= The Klaxon (website) =

Independent Australian news website

The Klaxon is an independent Australian news website, run by investigative journalist Anthony Klan. It specialises in exposing corruption and misconduct by businesses and governments.

==Overview==
The Klaxon was registered in May 2019 in the state of New South Wales as an independent news outlet. Its articles have been cited in by other independent news websites, such as Crikey, and Michael West Media; and reported in foreign media. Examples of the latter include:
- In July 2020, Indian media also reported on Klan's allegations that China and Pakistan might have signed a secret agreement to increase their knowledge of bio-warfare, a claim refuted by both countries.
- In March 2021, reporting on the secret development of nuclear weapons for Pakistan, in a deal with a Chinese company.
- In May 2022, reporting on Chinese military drills in the Khabarovsk and Ussuriysk regions, near the border with Russia, while world news was focused on the Russian invasion of Ukraine and Chinese movements in the Taiwan Strait.
- In February 2022, reporting on the Galwan Valley clash in Indian media, when Klan reported that the Chinese Government had exaggerated the number of Chinese fatalities
The Klaxon articles are syndicated by the Bywire in the UK.

==Anthony Klan==
Anthony Klan was an investigative and business journalist at The Australian for 15 years, but he quit in 2019 after the paper had refused to publish two of his investigations: one into the superannuation system, and another was about interference by the Chinese Communist Party in Australia, which implicated former prime minister Scott Morrison and former leader of the Liberal Party of Australia, Peter Dutton. He believes that their publication would have seen the Liberals lose the 2019 election. He later opined that he had concluded that News Corp was "incredibly in the pocket of the lobbyists of the minerals, the mining, the gas and of the big banks". He is particularly concerned about Australia's slide into corruption, citing Transparency International's report that Hungary and Australia tie for last place in falling into corruption between 2012 and 2022.

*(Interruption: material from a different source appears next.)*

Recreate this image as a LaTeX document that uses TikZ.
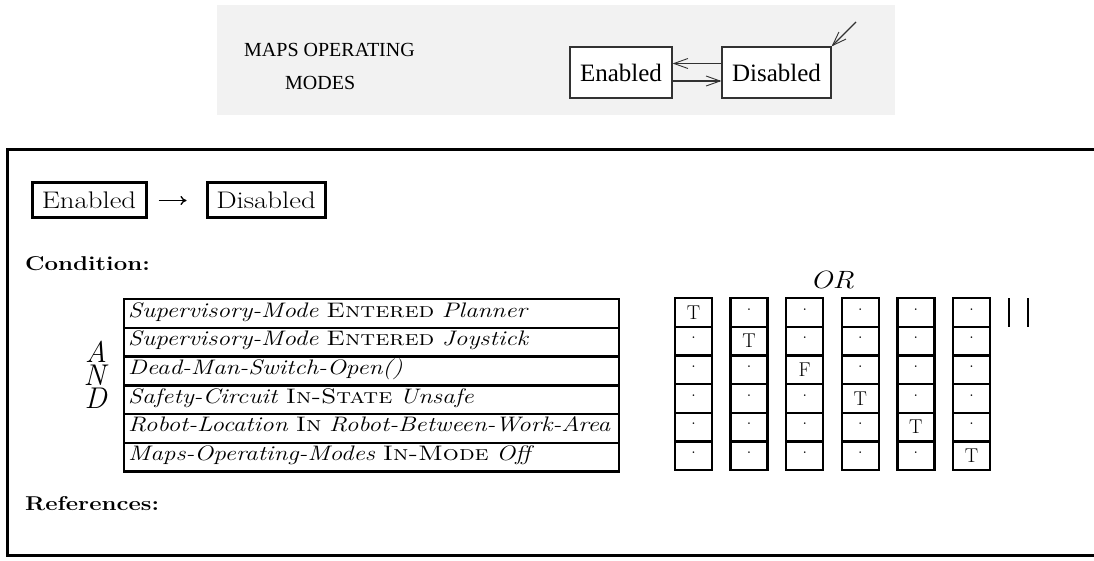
\documentclass[tikz,border=0pt]{standalone}
\usepackage{fontspec}
\usepackage{graphicx}
\usetikzlibrary{arrows.meta}
\newfontfamily\timesfont{Liberation Serif}
\definecolor{greybg}{RGB}{242,242,242}
\definecolor{gline}{RGB}{50,50,50}
\newcommand{\sx}[1]{\scalebox{1.2}[1]{#1}}
\newcommand{\fs}[1]{\fontsize{#1}{#1}\selectfont}
\newcommand{\mi}[1]{\textit{\addfontfeature{LetterSpace=4}#1}}
\tikzset{
  gbox/.style={draw=gline, line width=1.2pt, fill=white, inner sep=0pt, minimum height=51pt, font=\timesfont\fs{25}},
  garrow/.style={draw=gline, line width=1.1pt, -{Straight Barb[length=14pt,width=10pt,line width=0.9pt]}},
  gtext/.style={font=\timesfont\fs{20}, anchor=base west, inner sep=0pt},
  lbox/.style={draw, line width=3pt, inner sep=0pt, minimum height=35pt, font=\fs{24}},
  rowbox/.style={draw, line width=2.4pt, inner sep=0pt, minimum width=495pt, minimum height=28.7pt, anchor=north west},
  rowtext/.style={anchor=base west, inner sep=0pt, font=\fs{21}},
  cell/.style={draw, line width=2.4pt, inner sep=0pt, minimum width=37pt, minimum height=28.7pt, font=\fs{20}},
  head/.style={anchor=base west, inner sep=0pt, font=\fs{20}\bfseries},
  andl/.style={inner sep=0pt, font=\fs{30}, anchor=base, text height=20pt, text depth=0pt}
}
\begin{document}
\begin{tikzpicture}[x=1pt,y=-1pt]
\useasboundingbox (0,0) rectangle (1094,561);
% top grey panel
\fill[greybg] (217,5) rectangle (895,115);
\node[gtext] (t1) at (244,57) {MAPS OPERATING};
\node[gtext] (t2) at (285,90) {MODES};
\node[gbox, minimum width=102pt] (ge) at (621,72.5) {Enabled};
\node[gbox, minimum width=109pt] (gd) at (776.5,72.5) {Disabled};
\draw[garrow] ([yshift=9pt]gd.west) -- ([yshift=9pt]ge.east);
\draw[garrow] ([yshift=-8.5pt]ge.east) -- ([yshift=-8.5pt]gd.west);
\coordinate (src) at (856,22);
\draw[garrow] (src) -- (gd.north east);
% frame
\draw[line width=3pt] (1100,150) -- (7,150) -- (7,555) -- (1100,555);
\node[lbox, minimum width=114pt] (le) at (89,200.5) {\sx{Enabled}};
\node[lbox, minimum width=118pt] (ld) at (266,200.5) {\sx{Disabled}};
\draw[line width=1.3pt, -{Computer Modern Rightarrow[length=6pt,width=9pt]}, shorten <=11pt, shorten >=19pt] (le) -- (ld);
\node[head] (cond) at (25,270) {\sx{Condition:}};
\node[head] (refs) at (25,510) {\sx{References:}};
% AND
\node[andl] (la) at (96,362) {\textit{A}};
\node[andl] (ln) at (96,385) {\textit{N}};
\node[andl] (ld2) at (96,408) {\textit{D}};
% rows
\foreach \i/\txt in {
  0/{\mi{Supervisory-Mode} \textsc{Entered} \mi{Planner}},
  1/{\mi{Supervisory-Mode} \textsc{Entered} \mi{Joystick}},
  2/{\mi{Dead-Man-Switch-Open()}},
  3/{\mi{Safety-Circuit} \textsc{In-State} \mi{Unsafe}},
  4/{\mi{Robot-Location} \textsc{In} \mi{Robot-Between-Work-Area}},
  5/{\mi{Maps-Operating-Modes} \textsc{In-Mode} \textit{Off}}}{
  \node[rowbox] (r\i) at (123,298+28.7*\i) {};
  \node[rowtext] (rt\i) at (128,317+28.7*\i) {\sx{\txt}};
}
% columns
\node[font=\fs{25}, inner sep=0pt] (or) at (832,280) {\sx{\textit{OR}}};
\foreach \c in {0,...,5}{
  \foreach \r in {0,...,5}{
    \node[cell] (c\c r\r) at (693.5+55.6*\c,312.35+28.7*\r)
      {\ifnum\c=\r \ifnum\c=2 F\else T\fi\else ·\fi};
  }
}
\draw[line width=2.4pt] (1009,298) -- (1009,327);
\draw[line width=2.4pt] (1028,298) -- (1028,327);
\end{tikzpicture}
\end{document}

In 2021 Klan participated in an enquiry into media diversity by the Senate Environment and Communications References Committee, which published its report on 9 December 2021.

In November 2021 Klan nominated for the position of national president of the Media, Entertainment and Arts Alliance. He has also written for Crikey and Financial Times.

===Awards and nominations===
Klan has won or been nominated for a number of journalism awards.
- He won the Walkley Award in 2007 for business journalism for his story on the Fincorp collapse.
- In October 2010 Klan won News Corp Australia's top award, the Sir Keith Murdoch Award, for "his relentless pursuit of the waste and mismanagement in the $16.2 billion schools stimulus package".
- He won News Corp business journalist of the year three times (2007, 2011 and 2014).
- He was shortlisted in the 2010 Graham Perkin Australian Journalist of the Year Award ("for more than 80 articles exposing flaws in the Federal Government's 'Building the Education Revolution' scheme").
- He was a finalist in both business and investigative categories of the Society of Publishers in Asia (SOPA) Awards in 2016.
- He made the shortlist in the Kennedy Award several times: for Outstanding Investigative Reporting and Outstanding Finance Reporting in 2015; and for Outstanding Finance Reporting (2016, with The Australian, and 2021, for The Klaxon.).
- In 2018 Klan won the Cass Warneminde Best News Journalist in the IT Journalism Awards ("The Lizzies"), and in 2021 he was a finalist in the 21st IT Journalism Awards, in two categories: Best Independent Coverage and Best Security Journalist.
- In 2023 he has been nominated in the Best Independent Coverage and Best Security Journalist categories in the Lizzies.